# [WORK TO COMPLETE]
In the records that follow, the lines from the one containing "Emit a Python" to the one containing "import numpy as np", inclusive, are to be given again exactly.

# [DATASET ROWS]
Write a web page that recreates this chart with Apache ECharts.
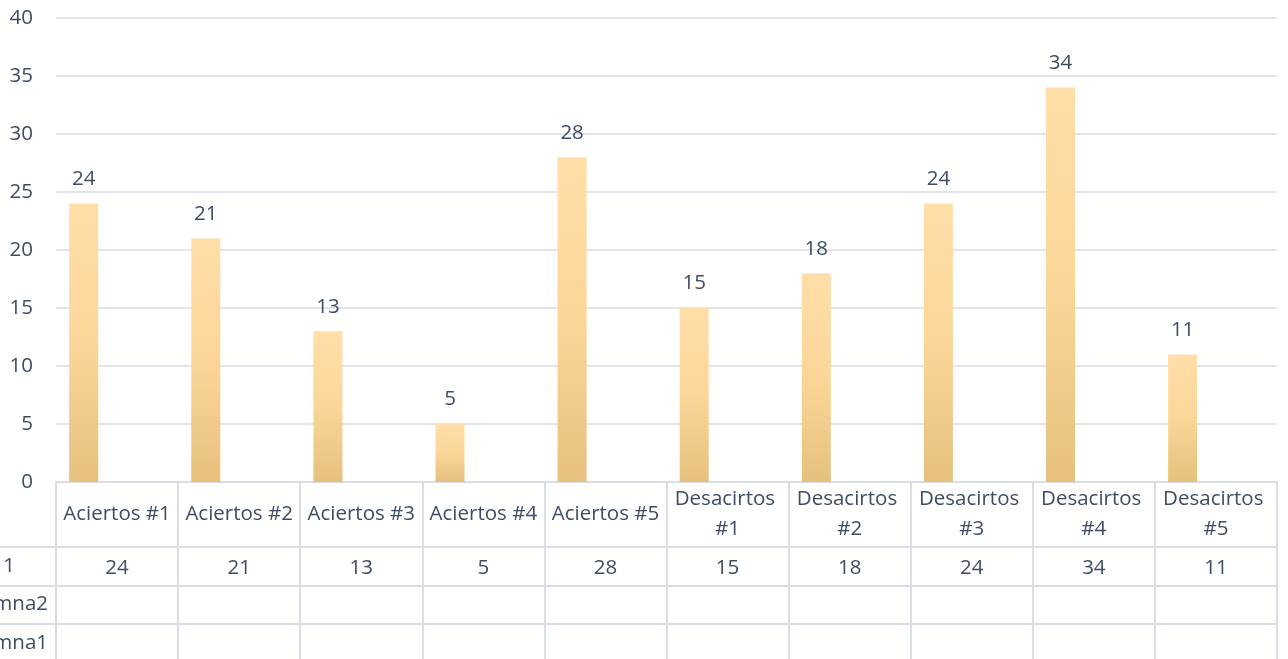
* * *
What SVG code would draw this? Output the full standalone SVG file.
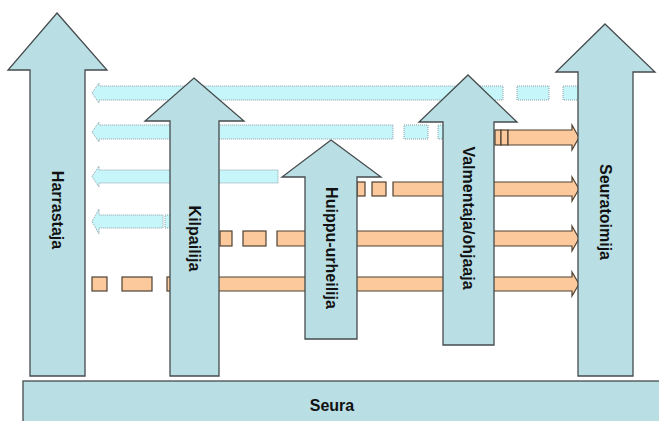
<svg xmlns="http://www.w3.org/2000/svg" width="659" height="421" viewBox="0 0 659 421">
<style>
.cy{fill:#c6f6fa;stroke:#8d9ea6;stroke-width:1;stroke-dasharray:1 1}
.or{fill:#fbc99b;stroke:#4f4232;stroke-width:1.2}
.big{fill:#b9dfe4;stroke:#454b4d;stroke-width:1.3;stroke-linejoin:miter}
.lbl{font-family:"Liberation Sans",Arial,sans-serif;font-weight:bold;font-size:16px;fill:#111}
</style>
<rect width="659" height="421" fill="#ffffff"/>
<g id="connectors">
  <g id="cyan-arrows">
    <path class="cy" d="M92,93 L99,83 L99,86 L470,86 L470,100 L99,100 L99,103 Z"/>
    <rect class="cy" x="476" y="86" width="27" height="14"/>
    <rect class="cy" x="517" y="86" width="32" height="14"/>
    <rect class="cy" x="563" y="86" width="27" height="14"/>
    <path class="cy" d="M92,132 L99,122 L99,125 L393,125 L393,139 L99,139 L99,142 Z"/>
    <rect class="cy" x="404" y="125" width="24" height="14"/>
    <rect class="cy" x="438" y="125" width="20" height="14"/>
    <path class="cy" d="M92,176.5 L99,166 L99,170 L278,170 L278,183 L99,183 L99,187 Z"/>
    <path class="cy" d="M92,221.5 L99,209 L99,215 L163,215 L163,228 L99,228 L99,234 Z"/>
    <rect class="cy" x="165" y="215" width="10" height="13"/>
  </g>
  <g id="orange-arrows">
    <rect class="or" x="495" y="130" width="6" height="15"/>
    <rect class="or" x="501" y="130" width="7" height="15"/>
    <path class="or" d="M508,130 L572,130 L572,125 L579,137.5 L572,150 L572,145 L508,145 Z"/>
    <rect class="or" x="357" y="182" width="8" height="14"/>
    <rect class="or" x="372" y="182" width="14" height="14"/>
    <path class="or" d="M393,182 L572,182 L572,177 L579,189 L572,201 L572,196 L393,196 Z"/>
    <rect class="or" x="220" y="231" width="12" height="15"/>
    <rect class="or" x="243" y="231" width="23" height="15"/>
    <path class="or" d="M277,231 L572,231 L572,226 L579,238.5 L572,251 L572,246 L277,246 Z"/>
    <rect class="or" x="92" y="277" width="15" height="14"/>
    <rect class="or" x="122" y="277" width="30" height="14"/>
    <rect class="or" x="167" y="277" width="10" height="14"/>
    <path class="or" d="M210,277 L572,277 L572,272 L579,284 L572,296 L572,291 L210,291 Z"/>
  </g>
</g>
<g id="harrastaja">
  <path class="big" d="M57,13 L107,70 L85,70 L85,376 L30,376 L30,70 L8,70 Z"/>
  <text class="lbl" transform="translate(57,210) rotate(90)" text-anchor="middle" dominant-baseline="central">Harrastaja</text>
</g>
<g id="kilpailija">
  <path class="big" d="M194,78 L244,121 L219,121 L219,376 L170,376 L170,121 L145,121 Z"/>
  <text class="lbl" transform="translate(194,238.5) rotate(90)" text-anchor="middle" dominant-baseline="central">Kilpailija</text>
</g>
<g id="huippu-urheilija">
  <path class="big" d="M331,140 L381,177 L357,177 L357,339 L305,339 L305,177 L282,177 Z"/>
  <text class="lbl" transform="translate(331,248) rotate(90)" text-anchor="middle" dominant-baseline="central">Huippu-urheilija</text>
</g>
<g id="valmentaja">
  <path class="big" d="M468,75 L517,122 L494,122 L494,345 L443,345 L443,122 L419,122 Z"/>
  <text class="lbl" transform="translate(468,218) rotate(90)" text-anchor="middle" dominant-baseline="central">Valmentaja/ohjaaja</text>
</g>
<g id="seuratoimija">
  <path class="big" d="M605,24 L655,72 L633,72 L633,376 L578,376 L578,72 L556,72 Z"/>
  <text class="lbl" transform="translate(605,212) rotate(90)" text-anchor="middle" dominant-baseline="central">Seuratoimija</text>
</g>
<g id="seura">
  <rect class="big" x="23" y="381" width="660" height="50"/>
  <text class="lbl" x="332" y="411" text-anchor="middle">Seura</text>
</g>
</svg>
==
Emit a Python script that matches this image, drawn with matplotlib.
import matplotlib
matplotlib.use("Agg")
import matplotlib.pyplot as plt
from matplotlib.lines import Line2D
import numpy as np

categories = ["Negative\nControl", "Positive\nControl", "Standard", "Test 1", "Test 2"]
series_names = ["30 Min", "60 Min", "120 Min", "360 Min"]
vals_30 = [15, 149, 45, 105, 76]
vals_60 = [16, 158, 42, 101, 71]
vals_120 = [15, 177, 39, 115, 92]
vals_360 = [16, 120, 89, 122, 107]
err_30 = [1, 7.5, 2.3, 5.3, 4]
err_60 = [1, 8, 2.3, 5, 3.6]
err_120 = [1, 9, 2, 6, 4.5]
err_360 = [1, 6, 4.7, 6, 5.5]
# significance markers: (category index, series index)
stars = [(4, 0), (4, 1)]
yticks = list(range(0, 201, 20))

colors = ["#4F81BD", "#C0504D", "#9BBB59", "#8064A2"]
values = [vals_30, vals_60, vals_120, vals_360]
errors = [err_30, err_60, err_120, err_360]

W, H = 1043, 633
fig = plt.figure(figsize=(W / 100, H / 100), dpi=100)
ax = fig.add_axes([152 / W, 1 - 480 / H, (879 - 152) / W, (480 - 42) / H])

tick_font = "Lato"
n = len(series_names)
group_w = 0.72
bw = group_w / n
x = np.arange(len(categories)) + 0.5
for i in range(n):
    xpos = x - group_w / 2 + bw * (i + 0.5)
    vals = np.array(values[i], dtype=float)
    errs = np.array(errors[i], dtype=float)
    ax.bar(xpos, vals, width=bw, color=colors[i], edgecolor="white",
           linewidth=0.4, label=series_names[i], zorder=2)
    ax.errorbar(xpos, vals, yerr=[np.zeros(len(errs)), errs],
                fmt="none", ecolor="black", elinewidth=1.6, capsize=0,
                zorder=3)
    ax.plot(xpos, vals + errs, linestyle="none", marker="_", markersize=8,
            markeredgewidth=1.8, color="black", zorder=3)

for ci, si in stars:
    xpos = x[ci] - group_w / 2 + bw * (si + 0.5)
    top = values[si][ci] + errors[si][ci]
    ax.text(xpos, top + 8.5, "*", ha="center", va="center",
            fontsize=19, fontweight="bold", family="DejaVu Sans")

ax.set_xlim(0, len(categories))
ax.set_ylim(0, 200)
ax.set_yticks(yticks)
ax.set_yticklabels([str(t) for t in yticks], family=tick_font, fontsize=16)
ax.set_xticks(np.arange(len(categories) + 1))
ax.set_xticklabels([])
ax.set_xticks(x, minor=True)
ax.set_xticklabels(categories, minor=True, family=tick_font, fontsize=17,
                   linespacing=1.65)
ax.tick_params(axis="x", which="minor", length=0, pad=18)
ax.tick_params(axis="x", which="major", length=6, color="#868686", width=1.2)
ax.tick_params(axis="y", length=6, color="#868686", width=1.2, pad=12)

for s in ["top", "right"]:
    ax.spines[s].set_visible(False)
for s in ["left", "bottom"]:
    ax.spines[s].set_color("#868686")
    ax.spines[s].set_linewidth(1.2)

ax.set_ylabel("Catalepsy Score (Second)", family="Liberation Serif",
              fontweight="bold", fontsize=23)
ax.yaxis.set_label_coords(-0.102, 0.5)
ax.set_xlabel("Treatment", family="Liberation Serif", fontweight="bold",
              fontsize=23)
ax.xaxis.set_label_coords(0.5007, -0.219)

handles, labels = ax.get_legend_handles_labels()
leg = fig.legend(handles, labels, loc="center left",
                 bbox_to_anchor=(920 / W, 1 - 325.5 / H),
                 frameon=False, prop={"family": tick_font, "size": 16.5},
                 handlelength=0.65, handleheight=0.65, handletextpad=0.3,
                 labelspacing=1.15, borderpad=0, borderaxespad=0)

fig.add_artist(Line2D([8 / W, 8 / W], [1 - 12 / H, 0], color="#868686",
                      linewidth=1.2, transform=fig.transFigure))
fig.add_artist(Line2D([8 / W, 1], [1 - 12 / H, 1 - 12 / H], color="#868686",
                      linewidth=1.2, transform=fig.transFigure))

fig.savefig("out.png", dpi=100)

# [CORRECT RESULT]
Emit a Python script that matches this image, drawn with matplotlib.
import matplotlib
matplotlib.use("Agg")
import matplotlib.pyplot as plt
from matplotlib.lines import Line2D
import numpy as np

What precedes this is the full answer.